Emily Kantz, interior designer for the Color Marketing and Design Department for Sherwin-Williams, has spent hundreds of hours researching and trying to answer these very questions. In fact, Sherwin-Williams will soon be unveiling new color collections for the healthcare environment. “Healthcare is a growing segment for Sherwin-Williams. We want to provide everyone associated with healthcare design ― facility directors and managers, designers and architects ― with the information they need to have color confidence and product power when planning any healthcare setting,” Kantz says.

She notes that each color collection draws inspiration from nature. “Evidence-based design has shown how important nature is in the healing process. For example, studies have shown that viewing nature reduces stress and pain through positive distraction. It’s a very direct influence because people easily understand and relate to nature ― green grass, blue sky, red flowers, etc. Whether it’s the pediatric patient whose mom is pointing out a bird on the windowsill, the aging patient who’s enjoying a stroll through the hospital’s gardens, or the cancer patient about to undergo treatment who’s staring at an island painting and daydreaming about vacation, nature is taking them out of their present situations, thereby reducing stress and possibly improving their outcomes.”

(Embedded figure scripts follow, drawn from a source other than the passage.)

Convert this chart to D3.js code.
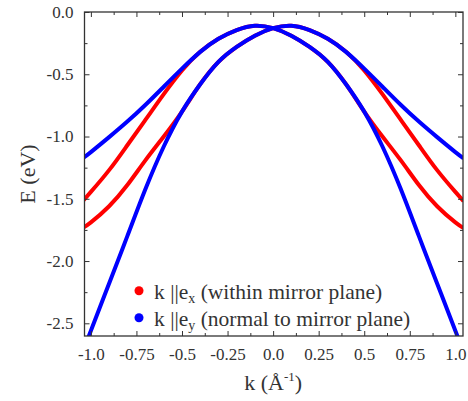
<!DOCTYPE html>
<html>
<head>
    <meta charset="utf-8">
    <title>Band dispersion</title>
    <script src="https://d3js.org/d3.v7.min.js"></script>
    <style>
        body { margin: 0; background: #fff; }
        svg text { font-family: 'Liberation Serif', 'Times New Roman', serif !important; fill: #333; }
    </style>
</head>
<body>
<svg id="chart" width="468" height="401"></svg>
<script>
    // k grid (1/Angstrom) and band energies (eV)
    var kValues = [-1.045, -1.0, -0.9, -0.8, -0.7, -0.6, -0.5, -0.4, -0.3, -0.2, -0.1, 0,
                   0.1, 0.2, 0.3, 0.4, 0.5, 0.6, 0.7, 0.8, 0.9, 1.0, 1.045];

    // k || e_x (red), two spin-split bands
    var redBandA = [-1.52, -1.445, -1.27, -1.07, -0.865, -0.66, -0.47, -0.32, -0.215, -0.145, -0.11, -0.13,
                    -0.19, -0.28, -0.40, -0.58, -0.80, -1.0, -1.19, -1.39, -1.56, -1.69, -1.735];
    var redBandB = [-1.735, -1.69, -1.56, -1.39, -1.19, -1.0, -0.80, -0.58, -0.40, -0.28, -0.19, -0.13,
                    -0.11, -0.145, -0.215, -0.32, -0.47, -0.66, -0.865, -1.07, -1.27, -1.445, -1.52];

    // k || e_y (blue), two spin-split bands
    var blueBandA = [-1.175, -1.125, -1.005, -0.88, -0.745, -0.60, -0.455, -0.32, -0.215, -0.145, -0.11, -0.13,
                     -0.19, -0.28, -0.40, -0.58, -0.80, -1.08, -1.42, -1.80, -2.18, -2.56, -2.73];
    var blueBandB = [-2.73, -2.56, -2.18, -1.80, -1.42, -1.08, -0.80, -0.58, -0.40, -0.28, -0.19, -0.13,
                     -0.11, -0.145, -0.215, -0.32, -0.455, -0.60, -0.745, -0.88, -1.005, -1.125, -1.175];

    var xTicks = [-1.0, -0.75, -0.5, -0.25, 0.0, 0.25, 0.5, 0.75, 1.0];
    var xTickLabels = ["-1.0", "-0.75", "-0.5", "-0.25", "0.0", "0.25", "0.5", "0.75", "1.0"];
    var yTicks = [0.0, -0.5, -1.0, -1.5, -2.0, -2.5];
    var yTickLabels = ["0.0", "-0.5", "-1.0", "-1.5", "-2.0", "-2.5"];

    var legendItems = [
        {color: "#ff0000", sub: "x", text: " (within mirror plane)"},
        {color: "#0000ff", sub: "y", text: " (normal to mirror plane)"}
    ];

    var margin = {top: 12, right: 5, bottom: 65, left: 84.5};
    var width = 468 - margin.left - margin.right;
    var height = 401 - margin.top - margin.bottom;
    var serif = "'Liberation Serif', 'Times New Roman', serif";

    var svg = d3.select("#chart").attr("font-family", serif);
    var g = svg.append("g").attr("transform", "translate(" + margin.left + "," + margin.top + ")");

    var x = d3.scaleLinear().domain([-1.035, 1.042]).range([0, width]);
    var y = d3.scaleLinear().domain([-2.602, 0]).range([height, 0]);

    g.append("clipPath").attr("id", "plot-clip")
        .append("rect").attr("width", width).attr("height", height);

    var line = d3.line()
        .x(function(d) { return x(d[0]); })
        .y(function(d) { return y(d[1]); })
        .curve(d3.curveNatural);

    function drawBand(values, color) {
        var pts = kValues.map(function(k, i) { return [k, values[i]]; });
        g.append("path")
            .datum(pts)
            .attr("clip-path", "url(#plot-clip)")
            .attr("fill", "none")
            .attr("stroke", color)
            .attr("stroke-width", 4)
            .attr("d", line);
    }

    // red first, blue drawn on top
    drawBand(redBandA, "#ff0000");
    drawBand(redBandB, "#ff0000");
    drawBand(blueBandA, "#0000ff");
    drawBand(blueBandB, "#0000ff");

    // minor tick positions
    var xMinor = [-0.875, -0.625, -0.375, -0.125, 0.125, 0.375, 0.625, 0.875];
    var yMinor = [-0.25, -0.75, -1.25, -1.75, -2.25];

    function styleAxis(sel) {
        sel.attr("font-family", serif).attr("font-size", 17);
        sel.select(".domain").remove();
        sel.selectAll("line").attr("stroke", "#333").attr("stroke-width", 1);
        sel.selectAll("text").attr("fill", "#333");
    }

    // bottom
    g.append("g").attr("transform", "translate(0," + height + ")")
        .call(d3.axisBottom(x).tickValues(xTicks).tickSize(-5).tickPadding(12)
            .tickFormat(function(d, i) { return xTickLabels[i]; }))
        .call(styleAxis);
    g.append("g").attr("transform", "translate(0," + height + ")")
        .call(d3.axisBottom(x).tickValues(xMinor).tickSize(-3).tickFormat(""))
        .call(styleAxis);
    // top
    g.append("g")
        .call(d3.axisTop(x).tickValues(xTicks).tickSize(-5).tickFormat(""))
        .call(styleAxis);
    g.append("g")
        .call(d3.axisTop(x).tickValues(xMinor).tickSize(-3).tickFormat(""))
        .call(styleAxis);
    // left
    g.append("g")
        .call(d3.axisLeft(y).tickValues(yTicks).tickSize(-5).tickPadding(11)
            .tickFormat(function(d, i) { return yTickLabels[i]; }))
        .call(styleAxis);
    g.append("g")
        .call(d3.axisLeft(y).tickValues(yMinor).tickSize(-3).tickFormat(""))
        .call(styleAxis);
    // right
    g.append("g").attr("transform", "translate(" + width + ",0)")
        .call(d3.axisRight(y).tickValues(yTicks).tickSize(-5).tickFormat(""))
        .call(styleAxis);
    g.append("g").attr("transform", "translate(" + width + ",0)")
        .call(d3.axisRight(y).tickValues(yMinor).tickSize(-3).tickFormat(""))
        .call(styleAxis);

    // frame
    g.append("rect")
        .attr("width", width).attr("height", height)
        .attr("fill", "none").attr("stroke", "#333").attr("stroke-width", 1.3);

    // axis titles
    svg.append("text")
        .attr("transform", "translate(35," + (margin.top + height / 2) + ") rotate(-90)")
        .attr("text-anchor", "middle")
        .attr("font-size", "22px")
        .text("E (eV)");

    var xTitle = svg.append("text")
        .attr("x", margin.left + x(0))
        .attr("y", 390)
        .attr("text-anchor", "middle")
        .attr("font-size", "22px");
    xTitle.append("tspan").text("k (Å");
    xTitle.append("tspan").attr("dy", -9).attr("font-size", "13px").text("-1");
    xTitle.append("tspan").attr("dy", 9).text(")");

    // legend
    var legend = svg.append("g");
    legendItems.forEach(function(item, i) {
        var cy = 290.7 + i * 27;
        legend.append("circle")
            .attr("cx", 139).attr("cy", cy).attr("r", 4.5)
            .attr("fill", item.color);
        var t = legend.append("text")
            .attr("x", 154).attr("y", cy + 8.5)
            .attr("font-size", "21.5px");
        t.append("tspan").text("k ||e");
        t.append("tspan").attr("dy", 4).attr("font-size", "14px").text(item.sub);
        t.append("tspan").attr("dy", -4).text(item.text);
    });
</script>
</body>
</html>
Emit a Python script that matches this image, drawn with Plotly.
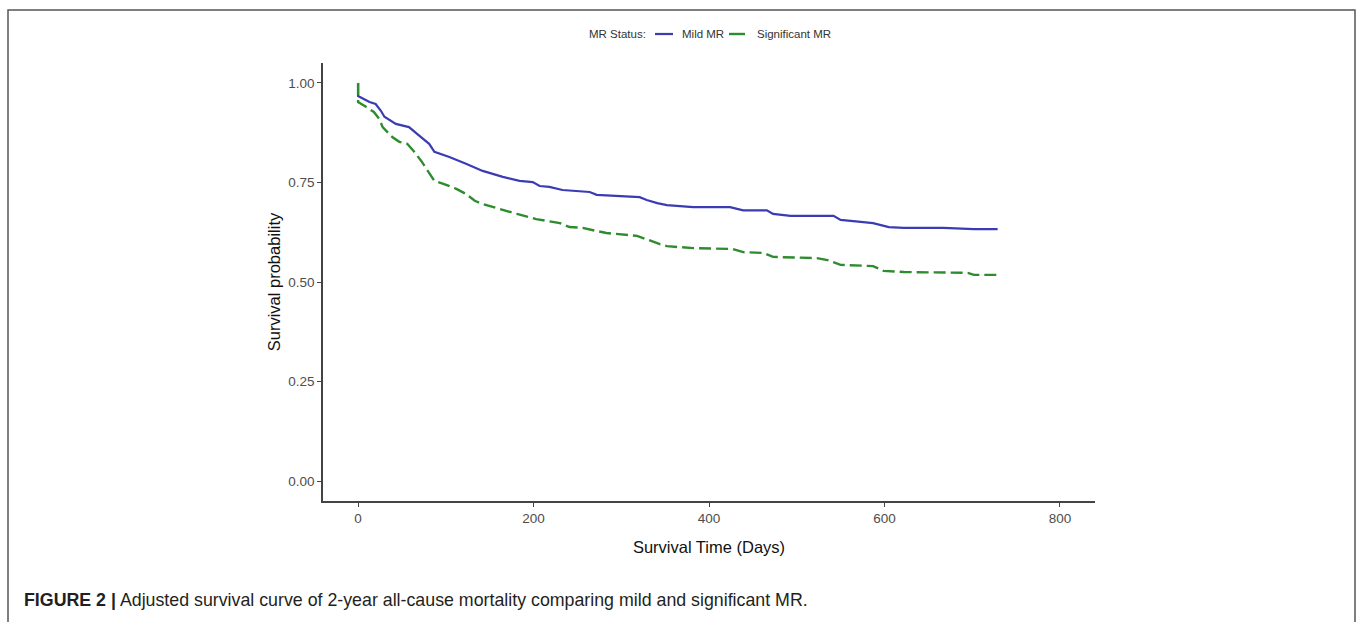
import plotly.graph_objects as go

# ---- data ----
mild_t = [0, 0, 13, 20, 26, 30, 43, 58, 70, 81, 87, 104, 123, 142, 165, 184, 199, 207, 218,
          233, 264, 272, 321, 329, 341, 352, 382, 424, 439, 466, 473, 493, 542, 550, 573,
          587, 605, 622, 667, 702, 729]
mild_s = [1.0, 0.967, 0.952, 0.947, 0.930, 0.915, 0.897, 0.889, 0.867, 0.847, 0.827, 0.814,
          0.797, 0.779, 0.764, 0.754, 0.751, 0.741, 0.739, 0.731, 0.726, 0.719, 0.713, 0.706,
          0.698, 0.693, 0.688, 0.688, 0.680, 0.680, 0.671, 0.666, 0.666, 0.656, 0.651, 0.648,
          0.638, 0.636, 0.636, 0.633, 0.633]

sig_t = [0, 0, 9, 18, 24, 28, 39, 47, 56, 64, 72, 79, 87, 98, 112, 123, 133, 142, 161, 181,
         203, 216, 230, 241, 256, 272, 283, 318, 333, 344, 352, 382, 427, 439, 462, 473, 523,
         535, 550, 587, 599, 622, 695, 702, 729]
sig_s = [1.0, 0.952, 0.940, 0.927, 0.910, 0.889, 0.864, 0.852, 0.847, 0.827, 0.804, 0.779,
         0.754, 0.746, 0.734, 0.721, 0.704, 0.696, 0.683, 0.671, 0.658, 0.653, 0.648, 0.638,
         0.636, 0.628, 0.623, 0.616, 0.603, 0.595, 0.590, 0.585, 0.583, 0.575, 0.573, 0.563,
         0.560, 0.555, 0.543, 0.540, 0.528, 0.525, 0.523, 0.518, 0.518]

x_ticks = [0, 200, 400, 600, 800]
y_ticks = [0.00, 0.25, 0.50, 0.75, 1.00]

W, H = 1358, 622
ML, MR, MT, MB = 323, 263, 63, 121
PW = W - ML - MR
PH = H - MT - MB

FONT = "Liberation Sans, Arial, Helvetica, sans-serif"
BLUE = "#3b3bb3"
GREEN = "#2e8b2e"
GDASH = "12px,5px"

fig = go.Figure()
fig.add_trace(go.Scatter(x=mild_t, y=mild_s, mode="lines", name="Mild MR", showlegend=False,
                         line=dict(color=BLUE, width=2.2)))
fig.add_trace(go.Scatter(x=sig_t, y=sig_s, mode="lines", name="Significant MR", showlegend=False,
                         line=dict(color=GREEN, width=2.4, dash=GDASH)))

def px2paper_x(px):
    return (px - ML) / PW

def px2paper_y(py):
    return (H - MB - py) / PH

# outer frame
fig.add_shape(type="rect", xref="paper", yref="paper",
              x0=px2paper_x(8), x1=px2paper_x(1355),
              y0=px2paper_y(640), y1=px2paper_y(10),
              line=dict(color="#555555", width=1.5), fillcolor="rgba(0,0,0,0)")

# legend (key lines + labels)
LY = px2paper_y(34)
fig.add_annotation(xref="paper", yref="paper", x=px2paper_x(648), y=LY, xanchor="right",
                   yanchor="middle", showarrow=False, text="MR Status:",
                   font=dict(family=FONT, size=11.5, color="#333333"))
fig.add_shape(type="line", xref="paper", yref="paper", x0=px2paper_x(655), x1=px2paper_x(673),
              y0=LY, y1=LY, line=dict(color=BLUE, width=2.2))
fig.add_annotation(xref="paper", yref="paper", x=px2paper_x(680), y=LY, xanchor="left",
                   yanchor="middle", showarrow=False, text="Mild MR",
                   font=dict(family=FONT, size=11.5, color="#333333"))
fig.add_shape(type="line", xref="paper", yref="paper", x0=px2paper_x(729), x1=px2paper_x(745),
              y0=LY, y1=LY, line=dict(color=GREEN, width=2.4))
fig.add_annotation(xref="paper", yref="paper", x=px2paper_x(755), y=LY, xanchor="left",
                   yanchor="middle", showarrow=False, text="Significant MR",
                   font=dict(family=FONT, size=11.5, color="#333333"))

# caption
fig.add_annotation(xref="paper", yref="paper", x=px2paper_x(22), y=px2paper_y(600),
                   xanchor="left", yanchor="middle", showarrow=False,
                   text="<b>FIGURE 2 |</b> Adjusted survival curve of 2-year all-cause mortality comparing mild and significant MR.",
                   font=dict(family=FONT, size=17.8, color="#231f20"))

fig.update_layout(
    width=W, height=H,
    margin=dict(l=ML, r=MR, t=MT, b=MB, autoexpand=False),
    paper_bgcolor="white", plot_bgcolor="white",
    font=dict(family=FONT, color="#4d4d4d"),
    showlegend=False,
    xaxis=dict(range=[-40, 840], tickvals=x_ticks, ticktext=[str(v) for v in x_ticks],
               showgrid=False, zeroline=False, showline=True, linecolor="#444444", linewidth=1.6,
               ticks="outside", ticklen=4, tickcolor="#444444", tickwidth=1.2,
               tickfont=dict(size=13.5, color="#4d4d4d"),
               title=dict(text="Survival Time (Days)", font=dict(size=16.5, color="#111111"), standoff=16)),
    yaxis=dict(range=[-0.05, 1.05], tickvals=y_ticks, tickformat=".2f",
               showgrid=False, zeroline=False, showline=True, linecolor="#444444", linewidth=1.6,
               ticks="outside", ticklen=4, tickcolor="#444444", tickwidth=1.2,
               tickfont=dict(size=13.5, color="#4d4d4d"),
               title=dict(text="Survival probability", font=dict(size=16.5, color="#111111"), standoff=3)),
)

fig.write_html("out.html")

A growing priority of interior design for healthcare facilities is to create comfortable environments that feel less institutional and more like “home.” Rooms should feel less hospital-like and more residential and include the comforting details of a living space. “That’s why it’s vital for designers in this industry to keep an eye on what’s being featured on HGTV and in shelter pubs and fashion magazines, what’s being talked about on popular color and design blogs, and even what’s being displayed on the shelves of stores like Target ― all of these things play a role in influencing and connecting with people’s familiarity with colors and trends,” Kantz says.

It’s also important to consider the facility’s staff when designing a healthcare environment. “Above all, staff ― and patients for that matter ― prefer clean, updated, well-maintained environments,” says Matthew W. Martin, M.D., of Traverse City, Mich. “That said, ‘clean’ doesn’t have to mean ‘white.’”

Both Martin and Kantz agree color is a great tool to assist with way-finding. “I think the stereotype of the sterile, clinical hospital is gone,” Kantz says. “Healthcare facilities are demonstrating they’re not afraid to use color. Some healthcare facilities are so large that it’s easy to get lost. So color recognition ― Grandma is on the floor with the green walls or the nurse’s station is directly below the bold blue soffit ― can help alleviate unnecessary stress and confusion in an already stressful situation.” Martin agrees: “It’s especially beneficial for patients and families when colors change in hallways and various wings of a hospital to indicate transition. When everything’s the same color, it makes finding your way around what’s already an unfamiliar environment that much tougher.”

The bottom line for all parties involved ― the patients, the medical staff, the supportive friends and families, the designers ― is to promote wellness. And that means broadening the focus of the healthcare environment ― looking beyond just addressing the patient’s physical ailment to finding new ways to promote the patient’s overall health and well-being.